Precious little around TFC escapes the cerebral holding midfielder’s studied attention, from the work on the training ground to the locker-room vibes – and famously, even the club’s travel arrangements and the state of the playing surfaces at BMO Field and the BMO Training Ground. And while his tenure at TFC has coincided with some of the most tempestuous chapters of his international career with the United States, the sum of his day-to-day labor in Toronto has wrought an organizational transformation with few equals in MLS history: A Supporters’ Shield, an MLS Cup title, three Canadian Championship wins, the combined excellence of the 2017 treble and last year’s stirring run to the final of the Concacaf Champions League.
“It’s been incredible. It’s been everything I hoped for,” Bradley said on Wednesday when asked to take stock of his Canadian adventure. “When I came here I talked about the idea that I was so excited and so motivated for the opportunity, for the challenge of trying to help take a club that had so much potential in an incredible city, an incredible sports city, and make it different, make it special, unique – a team, a club that people can be proud of.
“Over the last five or six years we’ve had some incredible days, some unbelievable highs – a few lows sprinkled in there, but what would life be if there weren’t a few lows tossed in as well? But the biggest pride for me is what the team has been about on the biggest days. You see a team that steps on the field and isn’t fazed by a thing. Fearless. Plays. Competes. No matter who’s on the field, who’s not on the field on a given day, when those lights come on, we’ve been ready to go for it.”
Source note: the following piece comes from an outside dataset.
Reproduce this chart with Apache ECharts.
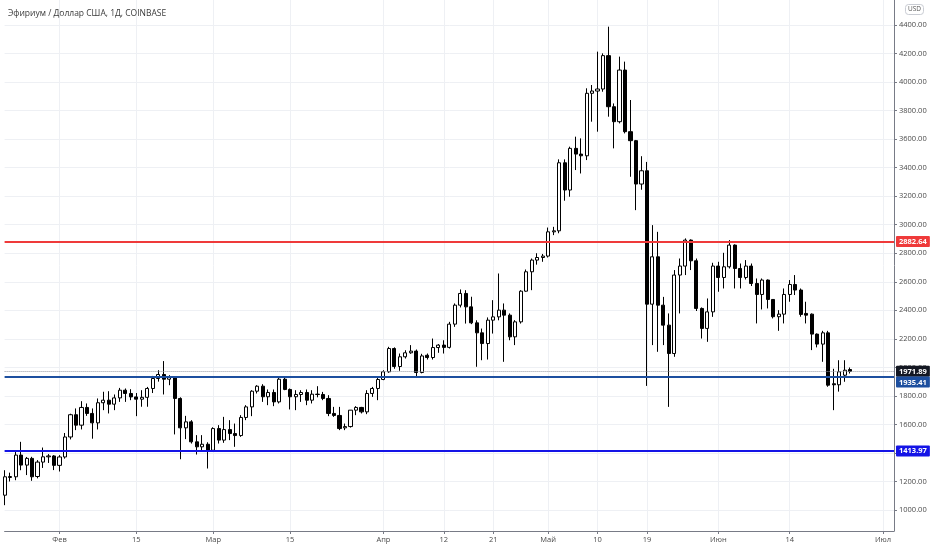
<!DOCTYPE html>
<html>
<head>
<meta charset="utf-8">
<script src="https://cdn.jsdelivr.net/npm/echarts/dist/echarts.min.js"></script>
<style>
html,body{margin:0;padding:0;background:#fff;}
#chart{width:932px;height:550px;}
</style>
</head>
<body>
<div id="chart"></div>
<script>
// ---- data ----
const titleText = 'Эфириум / Доллар США, 1Д, COINBASE';
const startDate = '2021-01-22';
const endDate = '2021-07-03';
// [open, high, low, close] per day from startDate
const ohlc = [
  [1104,1279,1034,1233],[1228,1262,1200,1235],[1233,1408,1209,1385],[1385,1478,1279,1315],
  [1315,1372,1245,1362],[1362,1373,1205,1233],[1235,1350,1222,1336],[1336,1438,1295,1373],
  [1373,1392,1330,1379],[1379,1385,1280,1313],
  // Feb
  [1313,1385,1270,1372],[1372,1540,1360,1512],[1512,1675,1495,1668],[1668,1712,1560,1595],
  [1595,1763,1565,1719],[1719,1747,1660,1677],[1677,1712,1500,1611],[1611,1782,1565,1752],
  [1752,1829,1700,1770],[1770,1833,1677,1742],[1742,1810,1700,1786],[1786,1856,1758,1840],
  [1840,1852,1758,1817],[1817,1847,1770,1793],[1793,1820,1658,1777],[1777,1840,1724,1790],
  [1790,1863,1724,1852],[1852,1940,1820,1922],[1922,1980,1900,1950],[1950,2044,1810,1917],
  [1917,1945,1875,1932],[1932,1936,1530,1782],[1782,1790,1356,1576],[1576,1660,1497,1618],
  [1618,1630,1466,1478],[1478,1525,1389,1443],[1443,1525,1408,1461],[1461,1475,1291,1419],
  // Mar
  [1419,1580,1408,1571],[1571,1595,1466,1490],[1490,1653,1471,1564],[1564,1630,1490,1536],
  [1536,1606,1443,1522],[1522,1665,1513,1649],[1649,1735,1630,1723],[1723,1840,1658,1833],
  [1833,1875,1817,1868],[1868,1882,1758,1794],[1794,1845,1735,1824],[1824,1845,1728,1758],
  [1758,1938,1747,1917],[1917,1934,1840,1845],[1845,1852,1705,1794],[1794,1840,1700,1810],
  [1810,1840,1758,1824],[1824,1845,1735,1770],[1770,1840,1747,1812],[1812,1868,1790,1810],
  [1810,1828,1770,1782],[1782,1805,1658,1677],[1677,1723,1653,1663],[1663,1723,1560,1571],
  [1576,1606,1560,1585],[1585,1700,1578,1700],[1700,1728,1665,1719],[1719,1723,1677,1688],
  [1688,1840,1672,1817],[1817,1863,1793,1852],[1852,1934,1770,1915],
  // Apr
  [1915,1980,1910,1969],[1969,2144,1962,2132],[2132,2140,1990,2006],[2006,2097,1976,2074],
  [2074,2120,2062,2102],[2102,2156,2095,2114],[2114,2125,1938,1964],[1964,2095,1958,2080],
  [2085,2097,2055,2069],[2069,2202,2055,2139],[2139,2163,2102,2156],[2156,2190,2097,2140],
  [2140,2319,2132,2303],[2303,2448,2284,2436],[2436,2546,2420,2518],[2518,2541,2307,2424],
  [2424,2495,2303,2312],[2312,2330,2004,2242],[2242,2272,2050,2167],[2167,2350,2055,2331],
  [2331,2471,2237,2354],[2354,2658,2330,2401],[2401,2448,2039,2366],[2366,2378,2190,2214],
  [2214,2331,2156,2319],[2319,2541,2307,2534],[2534,2686,2530,2670],[2670,2763,2541,2752],
  [2752,2800,2720,2770],[2770,2795,2740,2780],
  // May
  [2780,2980,2770,2950],[2950,2985,2927,2957],[2957,3458,2940,3434],[3434,3458,3168,3243],
  [3243,3547,3196,3535],[3535,3617,3383,3495],[3495,3605,3359,3483],[3483,3956,3453,3921],
  [3921,3979,3722,3937],[3937,4213,3652,3951],[3951,4201,3932,4185],[4185,4388,3757,3827],
  [3827,3850,3535,3722],[3722,4178,3710,4084],[4084,4143,3640,3652],[3652,3874,3336,3589],
  [3589,3594,3102,3285],[3285,3480,3245,3378],[3378,3440,1870,2443],[2443,2997,2156,2775],
  [2775,2950,2109,2436],[2436,2494,2156,2296],[2296,2378,1723,2097],[2097,2682,2074,2647],
  [2647,2763,2378,2710],[2710,2904,2647,2892],[2892,2897,2682,2747],[2747,2763,2395,2413],
  [2413,2420,2202,2273],[2273,2483,2179,2389],[2389,2733,2354,2710],
  // Jun
  [2710,2740,2530,2630],[2630,2803,2553,2705],[2705,2892,2693,2857],[2857,2862,2553,2693],
  [2693,2728,2553,2630],[2630,2752,2616,2710],[2710,2728,2570,2588],[2588,2623,2308,2511],
  [2511,2623,2406,2612],[2612,2616,2413,2476],[2476,2476,2343,2355],[2355,2401,2256,2373],
  [2373,2553,2308,2511],[2511,2612,2460,2581],[2581,2647,2507,2542],[2542,2553,2355,2371],
  [2378,2460,2308,2366],[2373,2378,2121,2233],[2233,2238,2140,2163],[2163,2256,2039,2242],
  [2242,2256,1864,1875],[1885,1990,1700,1878],[1878,2050,1830,1969],[1945,2050,1899,1980],
  [1985,1999,1957,1971.89]
];
const tickDates = ['2021-02-01','2021-02-15','2021-03-01','2021-03-15','2021-04-01','2021-04-12','2021-04-21','2021-05-01','2021-05-10','2021-05-19','2021-06-01','2021-06-14','2021-07-01'];
const tickLabels = ['Фев','15','Мар','15','Апр','12','21','Май','10','19','Июн','14','Июл'];
const priceTicks = [1000,1200,1400,1600,1800,2000,2200,2400,2600,2800,3000,3200,3400,3600,3800,4000,4200,4400];
const levelValues = [2882.64, 1935.41, 1413.97];
const levelColors = ['#ef3a3a', '#1d4f9f', '#1414e6'];
const currencyLabel = 'USD';

// ---- build ----
const dates = [];
{
  const d = new Date(startDate + 'T00:00:00Z');
  const end = new Date(endDate + 'T00:00:00Z');
  while (d <= end) {
    dates.push(d.toISOString().slice(0, 10));
    d.setUTCDate(d.getUTCDate() + 1);
  }
}
const labelMap = {};
tickDates.forEach((t, i) => { labelMap[t] = tickLabels[i]; });
const isTick = (i, v) => labelMap[v] !== undefined;
const candleData = ohlc.map(r => [r[0], r[3], r[2], r[1]]);
const lastClose = ohlc[ohlc.length - 1][3];

const FONT = 'Open Sans';
const markData = [
  {
    yAxis: lastClose,
    lineStyle: { color: '#9598a1', type: 'dotted', width: 1 },
    label: { backgroundColor: '#131722', verticalAlign: 'middle' }
  }
].concat(levelValues.map((v, i) => ({
  yAxis: v,
  lineStyle: { color: levelColors[i], type: 'solid', width: 2 },
  label: { backgroundColor: levelColors[i], verticalAlign: i === 1 ? 'top' : 'middle' }
})));

const chart = echarts.init(document.getElementById('chart'), null, { renderer: 'canvas' });
chart.setOption({
  animation: false,
  backgroundColor: '#ffffff',
  textStyle: { fontFamily: FONT },
  title: [
    {
      text: titleText, left: 3, top: 4,
      textStyle: { fontSize: 8.5, fontWeight: 'normal', color: '#3a3a3a', fontFamily: FONT }
    },
    {
      text: currencyLabel, right: 8, top: 4, padding: [2, 3],
      borderColor: '#c9ccd3', borderWidth: 1, borderRadius: 3,
      textStyle: { fontSize: 6.5, fontWeight: 'normal', color: '#555', fontFamily: FONT }
    }
  ],
  grid: { left: 4.6, right: 38, top: 0, bottom: 19, containLabel: false },
  xAxis: {
    type: 'category',
    data: dates,
    boundaryGap: false,
    axisLine: { show: true, lineStyle: { color: '#787b86', width: 1 } },
    axisTick: { show: true, interval: isTick, length: 3, lineStyle: { color: '#787b86' } },
    axisLabel: {
      interval: isTick, formatter: v => labelMap[v] || '',
      color: '#4a4a4a', fontSize: 7.5, margin: 5, fontFamily: FONT
    },
    splitLine: { show: true, interval: isTick, lineStyle: { color: '#eef0f4', width: 1 } }
  },
  yAxis: {
    type: 'value',
    position: 'right',
    min: 853,
    max: 4575,
    scale: true,
    axisLine: { show: true, lineStyle: { color: '#787b86', width: 1 } },
    axisTick: { show: true, customValues: priceTicks, length: 3, lineStyle: { color: '#787b86' } },
    axisLabel: {
      customValues: priceTicks, formatter: v => v.toFixed(2),
      color: '#4a4a4a', fontSize: 7.5, margin: 5, fontFamily: FONT
    },
    splitLine: { show: true, lineStyle: { color: '#eef0f4', width: 1 } }
  },
  series: [{
    type: 'candlestick',
    data: candleData,
    barWidth: 3.6,
    clip: false,
    itemStyle: {
      color: '#ffffff', color0: '#000000',
      borderColor: '#000000', borderColor0: '#000000', borderWidth: 1
    },
    markLine: {
      silent: true,
      symbol: ['none', 'none'],
      animation: false,
      label: {
        show: true, position: 'end', distance: 2,
        formatter: p => Number(p.value).toFixed(2),
        color: '#ffffff', fontSize: 7.5, fontWeight: 'bold', fontFamily: FONT,
        padding: [2, 3, 1, 3], borderRadius: 1
      },
      data: markData
    }
  }]
});
</script>
</body>
</html>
If there’s a slightly valedictory tone to those words, it’s because of the sobering possibility that Bradley could well be in his final days as a Red. As has now been widely reported, he’s in the final guaranteed year of a Designated Player contract that ranks among the flushest in the league. And while a TFC win on Sunday would trigger an automatic one-year extension, everyone around the club has had to at least contemplate a scenario in which a prime anchor of their half-decade’s worth of success moves on this winter.
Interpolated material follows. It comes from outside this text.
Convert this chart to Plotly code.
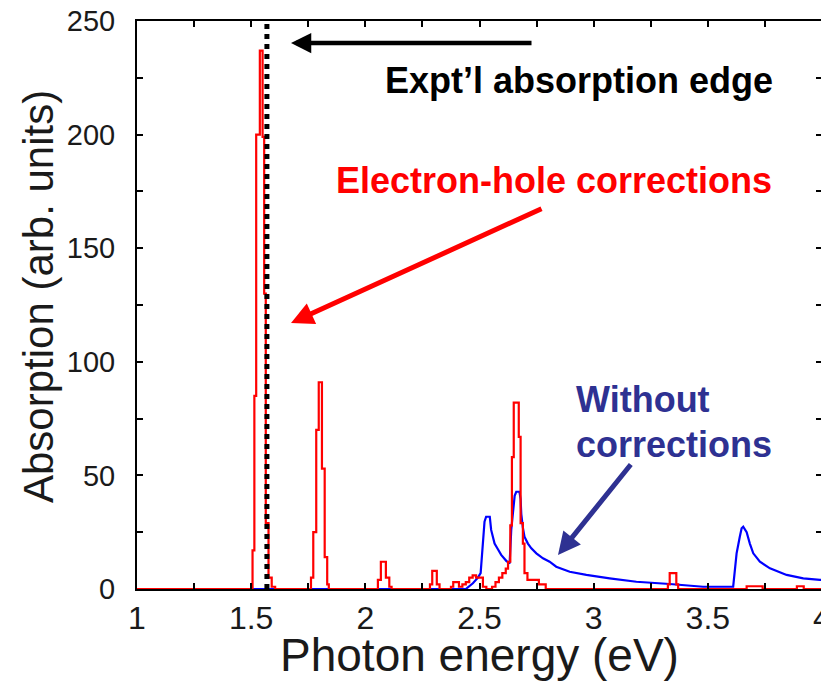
import plotly.graph_objects as go

# ---------------- data ----------------
# Red curve: with electron-hole corrections (step histogram)
red_energy = [1.000, 1.500, 1.506, 1.514, 1.522, 1.538, 1.550, 1.557, 1.564, 1.576, 1.590, 1.605,
              1.755, 1.762, 1.772, 1.785, 1.796, 1.810, 1.822, 1.833, 1.840,
              2.050, 2.055, 2.068, 2.090, 2.105, 2.115,
              2.278, 2.283, 2.293, 2.313, 2.325,
              2.375, 2.385, 2.410, 2.425, 2.440, 2.455, 2.470, 2.485, 2.515, 2.530,
              2.555, 2.570, 2.585, 2.600, 2.615, 2.625, 2.635, 2.642, 2.650, 2.672,
              2.680, 2.690, 2.697, 2.710, 2.760, 2.790,
              3.325, 3.333, 3.362, 3.370,
              3.670, 3.740, 3.890, 3.920, 4.000]
red_absorption = [0, 0, 17, 85, 200, 237, 199, 130, 29, 5, 1, 0,
                  0, 5, 25, 70, 91, 53, 14, 2, 0,
                  0, 4, 12, 5, 1, 0,
                  0, 2, 8, 2, 0,
                  1, 3, 1, 2, 3, 5, 6, 5, 1, 0,
                  1, 3, 5, 7, 9, 12, 28, 58, 82, 67,
                  29, 20, 7, 4, 2, 0,
                  2, 7, 2, 0,
                  1.2, 0, 1.2, 0, 0]

# Blue curve: without corrections
blue_energy = [1.000, 2.440, 2.471, 2.493, 2.505, 2.514, 2.522, 2.529, 2.545, 2.551, 2.558,
               2.566, 2.580, 2.595, 2.617, 2.632, 2.639, 2.654, 2.661, 2.675, 2.680, 2.683,
               2.690, 2.697, 2.712, 2.727, 2.749, 2.778, 2.807, 2.836, 2.895, 2.968, 3.070,
               3.187, 3.333, 3.479, 3.611, 3.626, 3.640, 3.648, 3.655, 3.670, 3.684, 3.699,
               3.728, 3.772, 3.845, 3.918, 3.991, 4.000]
blue_absorption = [0, 0, 2.5, 5, 7, 18.6, 29.6, 31.8, 31.8, 26, 23,
                   20, 17.6, 15, 12.4, 11.3, 26, 41, 42.8, 42.8, 39.6, 33,
                   27, 23, 20, 17.9, 15.7, 13.5, 12, 9.8, 7.6, 6.2, 4.7,
                   3.2, 2.2, 1.0, 1.0, 15.7, 23, 26.7, 27.4, 25, 20, 15.7,
                   12, 9.1, 6.2, 4.7, 4, 4]

# Experimental absorption edge (eV)
edge_energy = 1.569
edge_span = [0, 250]

x_tick_labels = ["1", "1.5", "2", "2.5", "3", "3.5", "4"]
x_tick_values = [1, 1.5, 2, 2.5, 3, 3.5, 4]
y_tick_values = [0, 50, 100, 150, 200, 250]

# ---------------- layout helpers ----------------
# page has an 8px body margin: figure origin sits at page (8, 8)
OFF = 8
W, H = 829 - OFF, 681 - OFF
L, T = 137 - OFF, 21 - OFF          # plot left / top in figure px
R = W - (822 - OFF)                 # plot right at page x = 822
B = H - (589 - OFF)                 # plot bottom at page y = 589
PW, PH = W - L - R, H - T - B


def paper(xp, yp):
    """page pixel -> paper coordinates"""
    return (xp - OFF - L) / PW, (H - B - (yp - OFF)) / PH


FONT = "Liberation Sans, Arial, sans-serif"
NAVY = "#2e3192"

fig = go.Figure()

fig.add_trace(go.Scatter(x=blue_energy, y=blue_absorption, mode="lines",
                         line=dict(color="#0000ff", width=2.2), showlegend=False))
fig.add_trace(go.Scatter(x=red_energy, y=red_absorption, mode="lines",
                         line=dict(color="#ff0000", width=2.2, shape="hv"), showlegend=False))
fig.add_trace(go.Scatter(x=[edge_energy, edge_energy], y=edge_span, mode="lines",
                         line=dict(color="black", width=5, dash="5px,5px"), showlegend=False))

axis_common = dict(showline=True, linecolor="black", linewidth=2, mirror="ticks",
                   ticks="inside", ticklen=6, tickwidth=2, tickcolor="black",
                   showgrid=False, zeroline=False, automargin=False,
                   ticklabeloverflow="allow")

fig.update_xaxes(range=[1, 4], tickvals=x_tick_values, ticktext=x_tick_labels,
                 minor=dict(dtick=0.25, ticks="inside", ticklen=6, tickwidth=2, tickcolor="black"),
                 tickfont=dict(family=FONT, size=32, color="#1a1a1a"),
                 ticklabelstandoff=0, **axis_common)
fig.update_yaxes(range=[0, 250], tickvals=y_tick_values,
                 minor=dict(dtick=25, ticks="inside", ticklen=6, tickwidth=2, tickcolor="black"),
                 tickfont=dict(family=FONT, size=29, color="#1a1a1a"),
                 ticklabelstandoff=14, **axis_common)

annotations = []

# axis titles
tx, ty = paper(38, 297)
annotations.append(dict(xref="paper", yref="paper", x=tx, y=ty, text="Absorption (arb. units)",
                        showarrow=False, textangle=-90, xanchor="center", yanchor="middle",
                        font=dict(family=FONT, size=42, color="#1a1a1a")))
tx, ty = paper(479, 655)
annotations.append(dict(xref="paper", yref="paper", x=tx, y=ty, text="Photon energy (eV)",
                        showarrow=False, xanchor="center", yanchor="middle",
                        font=dict(family=FONT, size=46, color="#1a1a1a")))

# labels
tx, ty = paper(579, 80)
annotations.append(dict(xref="paper", yref="paper", x=tx, y=ty, text="<b>Expt’l absorption edge</b>",
                        showarrow=False, xanchor="center", yanchor="middle",
                        font=dict(family=FONT, size=36, color="black")))
tx, ty = paper(554, 180)
annotations.append(dict(xref="paper", yref="paper", x=tx, y=ty, text="<b>Electron-hole corrections</b>",
                        showarrow=False, xanchor="center", yanchor="middle",
                        font=dict(family=FONT, size=36, color="#ff0000")))
tx, ty = paper(574, 399)
annotations.append(dict(xref="paper", yref="paper", x=tx, y=ty, text="<b>Without</b>",
                        showarrow=False, xanchor="left", yanchor="middle",
                        font=dict(family=FONT, size=36, color=NAVY)))
tx, ty = paper(574, 444)
annotations.append(dict(xref="paper", yref="paper", x=tx, y=ty, text="<b>corrections</b>",
                        showarrow=False, xanchor="left", yanchor="middle",
                        font=dict(family=FONT, size=36, color=NAVY)))

# arrows (tip position in page px, tail offset in px)
arrows = [((291, 43), (242, 0), "black", 4.5),
          ((291, 323), (252, -115), "#ff0000", 5),
          ((558, 555), (74, -92), NAVY, 5)]
for (xp, yp), (axp, ayp), col, w in arrows:
    px_, py_ = paper(xp, yp)
    annotations.append(dict(xref="paper", yref="paper", x=px_, y=py_, text="",
                            showarrow=True, arrowhead=2, arrowsize=0.9, arrowwidth=w,
                            arrowcolor=col, ax=axp, ay=ayp, standoff=0))

fig.update_layout(width=W, height=H, margin=dict(l=L, r=R, t=T, b=B, autoexpand=False),
                  plot_bgcolor="white", paper_bgcolor="white",
                  annotations=annotations, showlegend=False)

fig.write_html("out.html")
“I think Michael Bradley is one of the best teammates I’ve ever had,” said Mavinga. “We know, we all know it is a possibility that this is the last season for Michael, but I can’t imagine – even today I was speaking with my roommate, saying I can’t imagine Michael going after this season, because he’s made a lot of things for this club.”
Last month Bradley told The Athletic that he’d “absolutely” take a TAM or otherwise restructured deal to stay with Toronto beyond this season, adding that “I didn’t come here for the money and I won’t stay or leave for the money,” and he’s steadfastly declined to discuss the details of his current deal.
“I have not talked about my contract for 199 games,” he said with a flicker of a smile on Friday, “and we’re not going to start now.”
That’s part and parcel of the throwback mentality that’s helped endear Bradley to his peers, and keeps him central to what Toronto FC means to those on the inside.
“Mike has this thing, he’s more my generation and he leads like an older-generation type of guy,” goalkeeper Quentin Westberg said on Thursday. “There aren’t many of these guys, and that’s why we need to realize and for everyone to understand he’s got a huge impact on the team on and off the field. He’s truly some guy you don’t find right around the corner. He’s a great man, first, and a great soccer player also. He embraces the responsibility really well.”
If Sunday’s final needed any more hype, the tie-in to Bradley’s fate provides it, and perhaps that extra bit of motivation for the visitors at CenturyLink Field. Asked about his captain’s future, Vanney alluded to the aforementioned contract clause with something akin to a nod and a wink.
“I’d like to think that there’s going to be a solution,” said the coach, “and I’d like to think that the solution is us winning and then we know he’s here.”